"""

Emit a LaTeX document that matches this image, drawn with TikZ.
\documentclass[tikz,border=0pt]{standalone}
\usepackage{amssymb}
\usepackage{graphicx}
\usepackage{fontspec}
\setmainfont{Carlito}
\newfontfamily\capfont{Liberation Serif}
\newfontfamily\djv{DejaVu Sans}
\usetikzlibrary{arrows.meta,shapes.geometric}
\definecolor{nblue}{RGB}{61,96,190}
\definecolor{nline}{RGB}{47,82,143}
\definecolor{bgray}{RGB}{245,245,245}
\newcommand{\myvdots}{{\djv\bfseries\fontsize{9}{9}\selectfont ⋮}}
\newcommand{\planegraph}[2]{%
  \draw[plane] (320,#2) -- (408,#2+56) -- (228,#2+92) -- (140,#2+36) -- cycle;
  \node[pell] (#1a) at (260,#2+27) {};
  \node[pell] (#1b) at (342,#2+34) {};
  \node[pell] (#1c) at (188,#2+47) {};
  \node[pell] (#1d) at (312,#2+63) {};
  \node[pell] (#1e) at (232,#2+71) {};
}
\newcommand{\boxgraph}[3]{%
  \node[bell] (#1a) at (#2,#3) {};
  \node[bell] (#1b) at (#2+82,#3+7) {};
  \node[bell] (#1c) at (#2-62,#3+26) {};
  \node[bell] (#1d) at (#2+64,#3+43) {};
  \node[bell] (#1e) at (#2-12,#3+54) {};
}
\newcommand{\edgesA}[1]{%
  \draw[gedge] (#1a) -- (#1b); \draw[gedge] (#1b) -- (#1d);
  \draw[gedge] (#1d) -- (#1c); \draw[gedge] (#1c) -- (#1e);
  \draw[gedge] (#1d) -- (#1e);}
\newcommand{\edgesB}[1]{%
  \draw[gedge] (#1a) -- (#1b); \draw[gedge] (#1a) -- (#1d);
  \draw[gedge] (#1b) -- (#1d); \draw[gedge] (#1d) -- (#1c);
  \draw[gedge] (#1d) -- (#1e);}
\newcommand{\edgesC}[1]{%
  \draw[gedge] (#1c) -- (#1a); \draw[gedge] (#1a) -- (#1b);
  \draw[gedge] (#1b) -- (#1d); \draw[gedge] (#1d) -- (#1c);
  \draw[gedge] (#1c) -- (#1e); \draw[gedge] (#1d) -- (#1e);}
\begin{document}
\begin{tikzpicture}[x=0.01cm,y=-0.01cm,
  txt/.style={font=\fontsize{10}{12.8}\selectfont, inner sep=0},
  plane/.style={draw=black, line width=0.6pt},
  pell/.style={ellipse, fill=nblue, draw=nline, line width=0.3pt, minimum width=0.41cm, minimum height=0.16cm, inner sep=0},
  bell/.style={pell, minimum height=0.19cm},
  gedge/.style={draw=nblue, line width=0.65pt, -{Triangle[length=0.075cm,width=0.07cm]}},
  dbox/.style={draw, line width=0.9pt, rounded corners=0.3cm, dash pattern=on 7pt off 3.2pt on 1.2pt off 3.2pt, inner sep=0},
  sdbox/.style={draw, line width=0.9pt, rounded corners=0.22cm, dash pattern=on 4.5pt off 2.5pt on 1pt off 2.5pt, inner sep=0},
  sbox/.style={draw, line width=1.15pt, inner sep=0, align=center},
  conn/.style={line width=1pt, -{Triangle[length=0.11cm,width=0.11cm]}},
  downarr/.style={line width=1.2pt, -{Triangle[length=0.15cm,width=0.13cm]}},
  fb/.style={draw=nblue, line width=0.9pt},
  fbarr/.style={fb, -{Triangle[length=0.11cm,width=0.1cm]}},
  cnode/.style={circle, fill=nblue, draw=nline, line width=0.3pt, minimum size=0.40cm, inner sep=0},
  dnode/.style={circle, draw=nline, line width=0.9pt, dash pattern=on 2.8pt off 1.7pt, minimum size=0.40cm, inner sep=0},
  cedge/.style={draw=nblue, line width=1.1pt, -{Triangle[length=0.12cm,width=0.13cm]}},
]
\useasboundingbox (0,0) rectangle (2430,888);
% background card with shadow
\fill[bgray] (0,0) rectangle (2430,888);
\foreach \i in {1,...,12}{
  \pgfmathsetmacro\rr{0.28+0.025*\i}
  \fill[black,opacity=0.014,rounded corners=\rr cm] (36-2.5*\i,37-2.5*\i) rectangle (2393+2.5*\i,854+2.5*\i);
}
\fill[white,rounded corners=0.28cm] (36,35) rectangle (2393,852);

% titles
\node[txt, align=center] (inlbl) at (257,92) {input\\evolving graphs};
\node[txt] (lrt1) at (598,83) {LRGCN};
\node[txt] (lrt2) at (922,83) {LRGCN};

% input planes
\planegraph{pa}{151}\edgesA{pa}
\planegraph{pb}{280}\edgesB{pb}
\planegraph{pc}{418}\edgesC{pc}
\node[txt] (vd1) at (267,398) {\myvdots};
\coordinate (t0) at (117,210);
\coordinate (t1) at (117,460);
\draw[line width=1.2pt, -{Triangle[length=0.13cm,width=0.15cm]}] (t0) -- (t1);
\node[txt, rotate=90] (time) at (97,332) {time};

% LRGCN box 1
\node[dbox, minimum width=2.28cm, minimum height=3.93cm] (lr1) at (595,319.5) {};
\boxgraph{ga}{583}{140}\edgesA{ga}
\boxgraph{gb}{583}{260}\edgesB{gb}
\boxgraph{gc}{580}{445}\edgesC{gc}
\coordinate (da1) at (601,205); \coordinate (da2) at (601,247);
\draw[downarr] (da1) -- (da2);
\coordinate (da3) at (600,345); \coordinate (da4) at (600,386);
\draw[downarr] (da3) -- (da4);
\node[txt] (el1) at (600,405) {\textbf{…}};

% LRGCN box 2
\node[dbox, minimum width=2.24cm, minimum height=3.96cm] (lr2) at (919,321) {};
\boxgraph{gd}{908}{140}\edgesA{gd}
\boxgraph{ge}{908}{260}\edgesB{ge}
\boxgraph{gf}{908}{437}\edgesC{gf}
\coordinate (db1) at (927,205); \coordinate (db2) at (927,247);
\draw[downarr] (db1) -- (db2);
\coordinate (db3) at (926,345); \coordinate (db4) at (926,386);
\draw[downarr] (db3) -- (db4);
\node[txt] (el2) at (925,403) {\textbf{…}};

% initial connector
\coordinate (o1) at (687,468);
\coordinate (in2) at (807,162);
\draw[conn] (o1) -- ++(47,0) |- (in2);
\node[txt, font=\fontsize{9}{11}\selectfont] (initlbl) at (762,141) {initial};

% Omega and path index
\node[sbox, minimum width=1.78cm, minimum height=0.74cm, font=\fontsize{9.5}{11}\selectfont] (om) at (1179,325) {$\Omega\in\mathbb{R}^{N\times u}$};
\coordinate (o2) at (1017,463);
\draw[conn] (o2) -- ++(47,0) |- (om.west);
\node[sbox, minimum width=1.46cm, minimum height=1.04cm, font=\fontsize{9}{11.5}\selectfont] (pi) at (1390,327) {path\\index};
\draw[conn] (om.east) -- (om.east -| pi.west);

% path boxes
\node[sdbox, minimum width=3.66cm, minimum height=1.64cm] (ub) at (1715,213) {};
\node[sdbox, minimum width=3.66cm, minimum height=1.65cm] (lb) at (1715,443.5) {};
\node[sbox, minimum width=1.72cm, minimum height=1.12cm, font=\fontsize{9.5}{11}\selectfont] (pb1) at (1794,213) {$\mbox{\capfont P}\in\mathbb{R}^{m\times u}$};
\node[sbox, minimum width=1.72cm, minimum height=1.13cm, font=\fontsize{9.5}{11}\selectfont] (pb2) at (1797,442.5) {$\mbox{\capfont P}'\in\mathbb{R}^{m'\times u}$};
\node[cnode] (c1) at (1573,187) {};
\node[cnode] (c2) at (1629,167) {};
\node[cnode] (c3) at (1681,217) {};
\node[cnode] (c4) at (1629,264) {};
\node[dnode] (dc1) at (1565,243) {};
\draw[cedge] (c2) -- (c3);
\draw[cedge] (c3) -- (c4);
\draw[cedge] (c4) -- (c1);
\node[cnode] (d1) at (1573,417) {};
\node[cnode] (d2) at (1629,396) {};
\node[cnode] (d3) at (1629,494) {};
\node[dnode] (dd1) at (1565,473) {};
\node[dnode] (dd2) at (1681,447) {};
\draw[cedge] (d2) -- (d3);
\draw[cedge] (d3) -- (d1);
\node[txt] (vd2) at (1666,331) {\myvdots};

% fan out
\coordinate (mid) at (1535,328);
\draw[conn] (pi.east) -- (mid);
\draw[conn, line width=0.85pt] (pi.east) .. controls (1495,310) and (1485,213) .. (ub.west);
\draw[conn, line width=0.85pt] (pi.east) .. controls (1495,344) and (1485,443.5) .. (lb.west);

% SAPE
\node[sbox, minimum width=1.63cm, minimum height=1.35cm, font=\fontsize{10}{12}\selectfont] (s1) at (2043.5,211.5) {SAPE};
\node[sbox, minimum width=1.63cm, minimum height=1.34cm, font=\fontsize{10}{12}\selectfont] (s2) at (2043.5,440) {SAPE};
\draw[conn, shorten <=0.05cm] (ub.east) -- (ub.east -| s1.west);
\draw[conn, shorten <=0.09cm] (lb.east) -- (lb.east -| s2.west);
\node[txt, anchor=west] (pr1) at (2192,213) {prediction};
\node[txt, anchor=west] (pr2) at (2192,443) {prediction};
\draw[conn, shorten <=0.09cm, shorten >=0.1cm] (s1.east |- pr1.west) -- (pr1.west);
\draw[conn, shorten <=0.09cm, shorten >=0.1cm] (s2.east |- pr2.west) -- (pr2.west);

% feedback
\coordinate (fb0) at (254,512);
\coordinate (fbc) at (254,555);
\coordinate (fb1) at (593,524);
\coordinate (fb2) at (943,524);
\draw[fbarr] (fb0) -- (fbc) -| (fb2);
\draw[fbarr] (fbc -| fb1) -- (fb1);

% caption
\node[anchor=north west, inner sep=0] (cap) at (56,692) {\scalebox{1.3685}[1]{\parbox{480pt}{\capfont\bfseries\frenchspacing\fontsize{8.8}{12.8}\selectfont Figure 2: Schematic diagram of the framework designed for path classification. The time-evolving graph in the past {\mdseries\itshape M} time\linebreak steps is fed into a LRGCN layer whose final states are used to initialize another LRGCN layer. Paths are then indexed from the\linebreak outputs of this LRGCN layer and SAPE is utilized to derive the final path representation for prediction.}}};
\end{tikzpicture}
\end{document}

"""

-- Challenge --
Return each line where "this" shows up.

-- The result --
Emit a LaTeX document that matches this image, drawn with TikZ.
\node[anchor=north west, inner sep=0] (cap) at (56,692) {\scalebox{1.3685}[1]{\parbox{480pt}{\capfont\bfseries\frenchspacing\fontsize{8.8}{12.8}\selectfont Figure 2: Schematic diagram of the framework designed for path classification. The time-evolving graph in the past {\mdseries\itshape M} time\linebreak steps is fed into a LRGCN layer whose final states are used to initialize another LRGCN layer. Paths are then indexed from the\linebreak outputs of this LRGCN layer and SAPE is utilized to derive the final path representation for prediction.}}};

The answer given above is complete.